Last night was a particularly special night for the lucky folk based in Shimoni. Instead of tucking ourselves into beds in our house in the village, we all packed water, first aid kits, roll mats and torches and headed out into Shimoni forest for a campout! We have done this before, but not since this time last year. The reasons being that during January – March season, there is no chance of rain, and the mosquitoes are few and far between! Any other time of year and one could end up getting rather wet and eaten alive by the biting critters.We prepared a huge pot of potato salad, bought ourselves two whole chickens, scrubbed our handy homemade grill, and marched out to section 22 of transect 2 to set up.

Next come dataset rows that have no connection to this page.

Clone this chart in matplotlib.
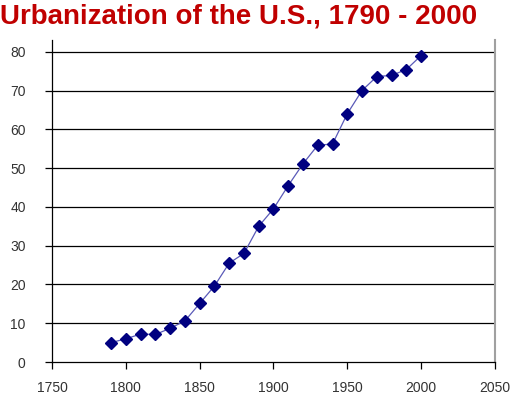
import matplotlib
matplotlib.use("Agg")
import matplotlib.pyplot as plt

# percent of US population living in urban areas, by census year
years = [1790, 1800, 1810, 1820, 1830, 1840, 1850, 1860, 1870, 1880, 1890,
         1900, 1910, 1920, 1930, 1940, 1950, 1960, 1970, 1980, 1990, 2000]
urban_pct = [5.0, 6.0, 7.2, 7.1, 8.7, 10.6, 15.1, 19.6, 25.5, 28.0, 35.0,
             39.5, 45.5, 51.1, 55.9, 56.2, 64.0, 70.0, 73.6, 73.9, 75.4, 79.0]

x_ticks = [1750, 1800, 1850, 1900, 1950, 2000, 2050]
y_ticks = [0, 10, 20, 30, 40, 50, 60, 70, 80]

plt.rcParams["font.family"] = ["Liberation Sans", "DejaVu Sans"]

fig = plt.figure(figsize=(5.16, 3.95), dpi=100)
ax = fig.add_axes([0.101, 0.0835, 0.858, 0.816])

for y in y_ticks[1:]:
    ax.axhline(y, color="black", linewidth=0.9, zorder=1)

ax.plot(years, urban_pct, color="#5a5ab8", linewidth=0.9, zorder=2)
ax.plot(years, urban_pct, linestyle="none", marker="D", markersize=6,
        color="#000080", zorder=3)

ax.set_xlim(1750, 2050)
ax.set_ylim(0, 83.1)
ax.set_xticks(x_ticks)
ax.set_yticks(y_ticks)

ax.spines["top"].set_visible(False)
ax.spines["right"].set_color("#a0a0a0")
ax.spines["right"].set_linewidth(1.5)
ax.spines["left"].set_linewidth(0.9)
ax.spines["bottom"].set_linewidth(0.9)
ax.tick_params(axis="both", direction="out", length=5, width=0.9,
               labelsize=10, colors="black", labelcolor="#333333")
ax.tick_params(axis="x", pad=9)
ax.tick_params(axis="y", pad=14)

fig.text(0.0, 0.99, "Urbanization of the U.S., 1790 - 2000", color="#c00000",
         fontsize=20, fontweight="bold", ha="left", va="top")

fig.savefig("out.png", dpi=100)
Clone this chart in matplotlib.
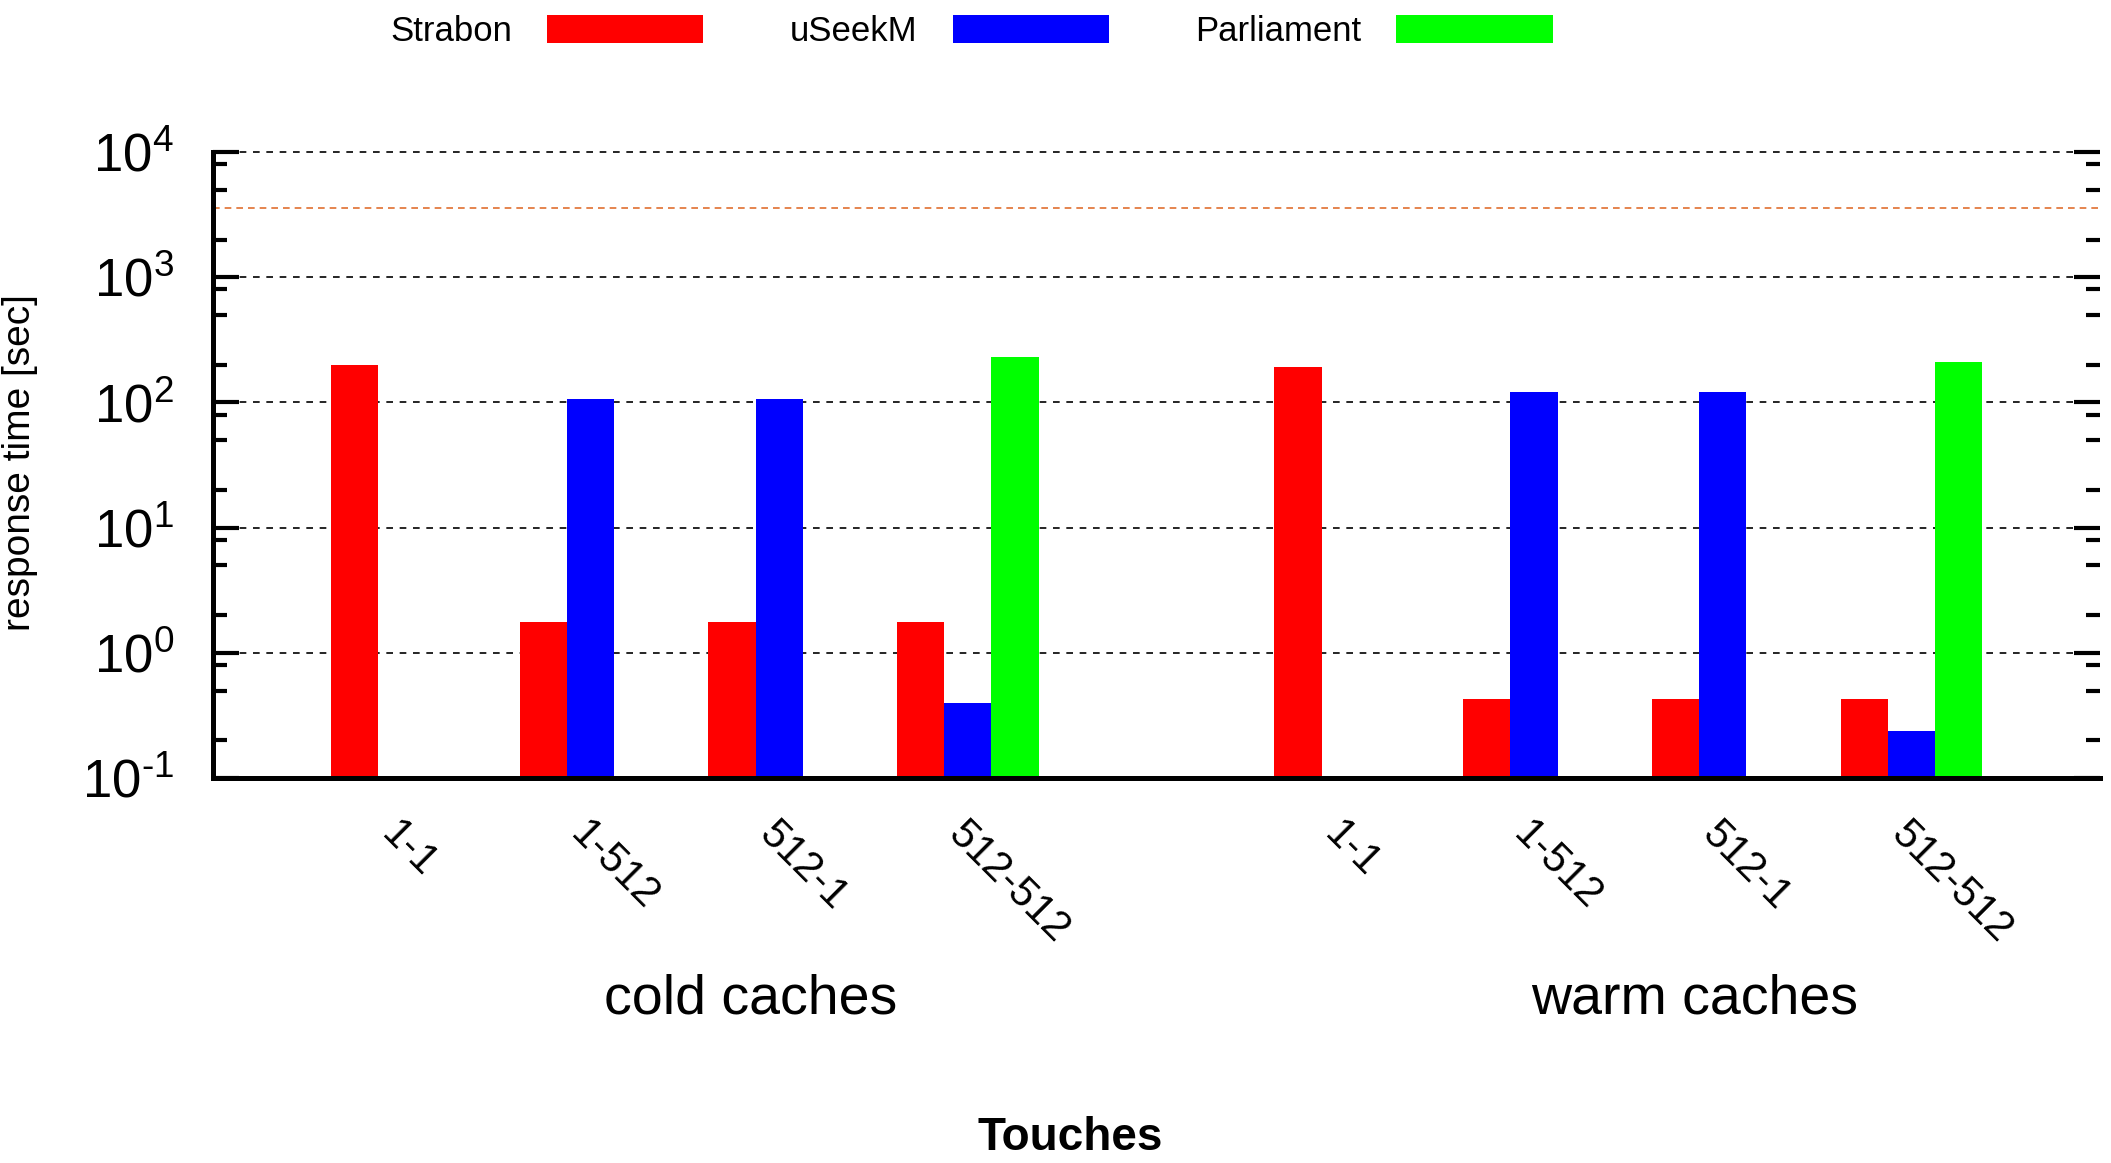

We had been out scouting earlier in the day, and had found a nice open area that didn’t have too much coral rag. We all gathered deadwood off the forest floor for firewood and got the fire going without any trouble. Julien (a volunteer from Portugal) proceeded to cook the chicken to perfection in a lime and chilli marinade! Once we were all fed and settled, we donned our forest boots and torches and headed out for a night walk! Night walks are one of my favourite things to do in the forest – it is a completely different place at night.
The forest is alive with nocturnal creatures; the rustling of small feet in the leaf litter and the night calls of the various animals are all around you, making you strain your eyes into the shadows to look for the telltale reflections of eyes in the torchlight.We were fortunate to get some awesome sightings of several sunis and a pair of small eared galagos (bushbabies) hopping through the trees. These two animals are the ones most likely to be seen at night, as they are the most abundant nocturnal animals in the forest. Sunis are tiny antelope, whose shoulders rarely rise above 40cm off the ground. They are primarily nocturnal, and feed on leaves, shoots and fruits on the forest floor. Shy creatures, but get stunned in the torchlight, so night walks are the only times you can get a really good look at them. Small eared galagos are one of my favourite animals – relatively large for a bushbaby, with incredibly soft, wooly fur, bushy tails and huge eyes that glow red in torchlight. Apart from being very cute, they are considered to be the closest living representatives of the earliest primates. Their form of locomotion has been retained, and you can see the subtle differences between them and other primates.
Unfortunately we didn’t manage to get any good photos of the animals seen, but it was a great experience for all present. We are going to do this a couple more times in the next couple of months hopefully, to take advantage of the season and to get some good photos of the nocturnal wildlife.
We’ll keep you updated (naturally…)!